Over time, the IT industry has grown from a niche segment to an essential sector that supports nearly every industry ranging from banking to healthcare to publishing and oil & gas. With this growth, a lot has changed about the customers of IT consulting.
There was a time when IT consultants had a say in choosing the solutions for their customers and, due to lack of sufficient knowledge, the customers didn’t have much insight about what was being developed for them.
This resulted in many large-scale project failures and when the projects did survive, heavy costs accrued because the customer did not understand how to turn things around, or was unable to escape the mess due to large initial investments.
Things have changed drastically. Once luxury in the 90s, information technology is now a basic need for the survival of any fledgling or mature business. It is the support mechanism for improving ROI, customer satisfaction, business transparency, efficiency and better processes in every business venture. For this reason, customers are investing in IT consultancy to help them achieve the desired results.
Today’s IT customers are willing to go the extra mile to be flexible – to adopt the processes of their vendors if it makes better business sense and if they are not able to achieve similar results following their own processes.
Today’s customers also know exactly what they want an IT project to achieve. They now have in-house IT teams to validate every milestone of a project. They inquire at every step of a project to analyze what consultants are developing and ensure it is right in the first place.
Since customers are smarter now, IT consultants need to be a step ahead to impress them with solution offerings – resulting in a higher demand for a smarter breed of IT professionals.
Customers today respect the knowledge consultants have, but only if it can be applied to solving the current business problem at hand. The smartest consultants will dive deep into a customer’s business problems and think from a user standpoint before proposing a technical solution.
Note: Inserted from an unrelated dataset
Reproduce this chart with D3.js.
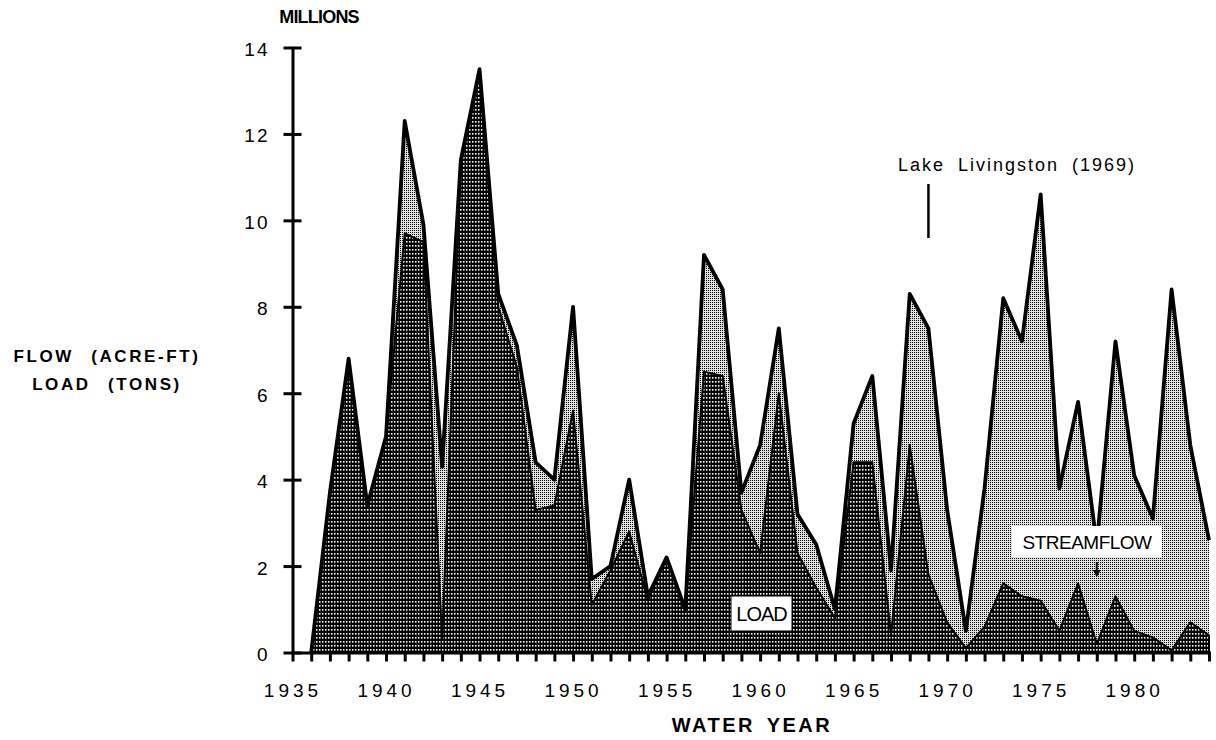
<html>
    <style>
        body {
            margin: 0;
            background: #fff;
        }

        svg {
            font-family: 'Liberation Sans', Arial, Helvetica, sans-serif;
        }

        .y .tick line, .x .tick line {
            stroke: #000;
            stroke-width: 3;
        }

        .y .domain, .x .domain {
            stroke: #000;
            stroke-width: 3;
        }

        .tick text {
            font-size: 19px;
            fill: #000;
        }

        .x .tick text {
            letter-spacing: 4px;
        }

        .y .tick text {
            letter-spacing: 2px;
        }
    </style>

    <body>
        <svg width="1216" height="740"></svg>

        <script src="https://cdn.jsdelivr.net/npm/d3@7/dist/d3.min.js"></script>

        <script>
            // water years 1936-1984, values in millions
            let years = [1936, 1937, 1938, 1939, 1940, 1941, 1942, 1943, 1944, 1945,
                         1946, 1947, 1948, 1949, 1950, 1951, 1952, 1953, 1954, 1955,
                         1956, 1957, 1958, 1959, 1960, 1961, 1962, 1963, 1964, 1965,
                         1966, 1967, 1968, 1969, 1970, 1971, 1972, 1973, 1974, 1975,
                         1976, 1977, 1978, 1979, 1980, 1981, 1982, 1983, 1984]

            // streamflow, acre-ft
            let streamflow = [0, 3.7, 6.8, 3.4, 5.0, 12.3, 9.9, 4.3, 11.4, 13.5,
                              8.3, 7.1, 4.4, 4.0, 8.0, 1.7, 2.0, 4.0, 1.3, 2.2,
                              1.0, 9.2, 8.4, 3.7, 4.8, 7.5, 3.2, 2.5, 1.0, 5.3,
                              6.4, 1.9, 8.3, 7.5, 3.3, 0.5, 3.8, 8.2, 7.2, 10.6,
                              3.8, 5.8, 2.5, 7.2, 4.1, 3.1, 8.4, 4.8, 2.6]

            // load, tons
            let load = [0, 3.7, 6.8, 3.4, 5.0, 9.7, 9.5, 0.3, 11.3, 13.4,
                        8.0, 6.6, 3.3, 3.4, 5.6, 1.1, 1.9, 2.8, 1.2, 2.2,
                        1.0, 6.5, 6.4, 3.3, 2.3, 6.0, 2.3, 1.5, 0.8, 4.4,
                        4.4, 0.4, 4.8, 1.8, 0.7, 0.1, 0.6, 1.6, 1.3, 1.2,
                        0.5, 1.6, 0.2, 1.3, 0.5, 0.35, 0.05, 0.7, 0.4]

            let xTicks = [1935, 1936, 1937, 1938, 1939, 1940, 1941, 1942, 1943, 1944,
                          1945, 1946, 1947, 1948, 1949, 1950, 1951, 1952, 1953, 1954,
                          1955, 1956, 1957, 1958, 1959, 1960, 1961, 1962, 1963, 1964,
                          1965, 1966, 1967, 1968, 1969, 1970, 1971, 1972, 1973, 1974,
                          1975, 1976, 1977, 1978, 1979, 1980, 1981, 1982, 1983, 1984]
            let xLabels = [1935, 1940, 1945, 1950, 1955, 1960, 1965, 1970, 1975, 1980]
            let yTicks = [0, 2, 4, 6, 8, 10, 12, 14]

            let svg = d3.select("svg")

            let margin = {top: 47.5, right: 7, bottom: 87.5, left: 292.5}
            let width = 1216
            let height = 740

            let data = years.map((yr, i) => ({year: yr, flow: streamflow[i], load: load[i]}))

            let x = d3.scaleLinear()
                .domain([1935, 1984])
                .range([margin.left, width - margin.right])

            let y = d3.scaleLinear()
                .domain([0, 14])
                .range([height - margin.bottom, margin.top])

            // stipple patterns
            let defs = svg.append("defs")

            let light = defs.append("pattern")
                .attr("id", "lightDots")
                .attr("patternUnits", "userSpaceOnUse")
                .attr("width", 2)
                .attr("height", 2)
            light.append("rect").attr("width", 2).attr("height", 2).attr("fill", "#e0e0e0")
            light.append("rect").attr("x", 0).attr("y", 0).attr("width", 1).attr("height", 1).attr("fill", "#000")

            let dark = defs.append("pattern")
                .attr("id", "darkDots")
                .attr("patternUnits", "userSpaceOnUse")
                .attr("width", 3)
                .attr("height", 4)
            dark.append("rect").attr("width", 3).attr("height", 4).attr("fill", "#000")
            dark.append("rect").attr("x", 1).attr("y", 1).attr("width", 1.5).attr("height", 1.6).attr("fill", "#fff")

            let flowArea = d3.area()
                .x(d => x(d.year))
                .y0(y(0))
                .y1(d => y(d.flow))

            let loadArea = d3.area()
                .x(d => x(d.year))
                .y0(y(0))
                .y1(d => y(d.load))

            svg.append("path")
                .datum(data)
                .attr("class", "flow")
                .attr("d", flowArea)
                .style("fill", "url(#lightDots)")

            svg.append("path")
                .datum(data)
                .attr("class", "load")
                .attr("d", loadArea)
                .style("fill", "url(#darkDots)")
                .style("stroke", "#000")
                .style("stroke-width", 2)
                .style("stroke-linejoin", "round")

            svg.append("path")
                .datum(data)
                .attr("class", "flow-line")
                .attr("d", d3.line().x(d => x(d.year)).y(d => y(d.flow)))
                .style("fill", "none")
                .style("stroke", "#000")
                .style("stroke-width", 3.8)
                .style("stroke-linejoin", "round")

            // axes
            let yAxisSettings = d3.axisLeft(y)
                .tickValues(yTicks)
                .tickSize(9)
                .tickSizeOuter(0)
                .tickPadding(14)

            let yAxisTicks = svg.append("g")
                .attr("class", "y axis")
                .attr("transform", `translate(${margin.left}, 0)`)
                .call(yAxisSettings)

            yAxisTicks.selectAll(".tick line").attr("x2", -9).attr("x1", 9)
            yAxisTicks.selectAll(".tick text").attr("dy", "0.42em")

            let xAxisSettings = d3.axisBottom(x)
                .tickValues(xTicks)
                .tickSize(9)
                .tickSizeOuter(0)
                .tickPadding(22)
                .tickFormat(d => xLabels.includes(d) ? d : "")

            let xAxisTicks = svg.append("g")
                .attr("class", "x axis")
                .attr("transform", `translate(0, ${height - margin.bottom})`)
                .call(xAxisSettings)

            xAxisTicks.selectAll(".tick line").attr("y1", -1)

            // titles
            svg.append("text")
                .attr("x", 319)
                .attr("y", 23)
                .attr("text-anchor", "middle")
                .style("font-size", "18px")
                .style("font-weight", "bold")
                .style("letter-spacing", "-0.8px")
                .text("MILLIONS")

            svg.append("text")
                .attr("x", 752)
                .attr("y", 732)
                .attr("text-anchor", "middle")
                .style("font-size", "20px")
                .style("font-weight", "bold")
                .style("letter-spacing", "2.5px")
                .style("word-spacing", "4px")
                .text("WATER YEAR")

            svg.append("text")
                .attr("x", 107)
                .attr("y", 362)
                .attr("text-anchor", "middle")
                .style("font-size", "17px")
                .style("font-weight", "bold")
                .style("letter-spacing", "2.6px")
                .style("word-spacing", "10px")
                .text("FLOW (ACRE-FT)")

            svg.append("text")
                .attr("x", 107)
                .attr("y", 390)
                .attr("text-anchor", "middle")
                .style("font-size", "17px")
                .style("font-weight", "bold")
                .style("letter-spacing", "2.6px")
                .style("word-spacing", "10px")
                .text("LOAD (TONS)")

            // Lake Livingston note
            svg.append("text")
                .attr("x", 898)
                .attr("y", 171)
                .style("font-size", "18px")
                .style("letter-spacing", "2px")
                .style("word-spacing", "6px")
                .text("Lake Livingston (1969)")

            svg.append("line")
                .attr("x1", x(1969))
                .attr("x2", x(1969))
                .attr("y1", 184)
                .attr("y2", 238)
                .style("stroke", "#000")
                .style("stroke-width", 2.5)

            // in-chart labels
            svg.append("rect")
                .attr("x", 731)
                .attr("y", 596)
                .attr("width", 61)
                .attr("height", 35)
                .style("fill", "#fff")
                .style("stroke", "#000")
                .style("stroke-width", 1)

            svg.append("text")
                .attr("x", 761.5)
                .attr("y", 621)
                .attr("text-anchor", "middle")
                .style("font-size", "20px")
                .style("letter-spacing", "-1px")
                .text("LOAD")

            svg.append("rect")
                .attr("x", 1012)
                .attr("y", 526)
                .attr("width", 150)
                .attr("height", 31)
                .style("fill", "#fff")

            svg.append("text")
                .attr("x", 1087)
                .attr("y", 549)
                .attr("text-anchor", "middle")
                .style("font-size", "19px")
                .style("letter-spacing", "-0.5px")
                .text("STREAMFLOW")

            svg.append("line")
                .attr("x1", x(1978))
                .attr("x2", x(1978))
                .attr("y1", 562)
                .attr("y2", 574)
                .style("stroke", "#000")
                .style("stroke-width", 2)

            svg.append("path")
                .attr("d", `M${x(1978) - 4},${570} L${x(1978) + 4},${570} L${x(1978)},${577} Z`)
                .style("fill", "#000")
        </script>
    </body>
</html>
Back when I was a young professional, I had a strong drive to learn new things from every project I delivered. Most of the time, I only learned things limited to the technical solution proposed or developed rather than learning and adapting the business problem we solved.
As time passed, I realized that I didn’t remember the technical solutions I had developed for past customers and even if I had remembered, I could not reuse that knowledge to build a solution for another customer because the technology, business functions and customers have all changed.
I realize now that the most important thing to learn from projects is the business of a customer. While the business processes may change, the core business remains the same. If we focus on understanding the business problem, we are able to provide just the right solution.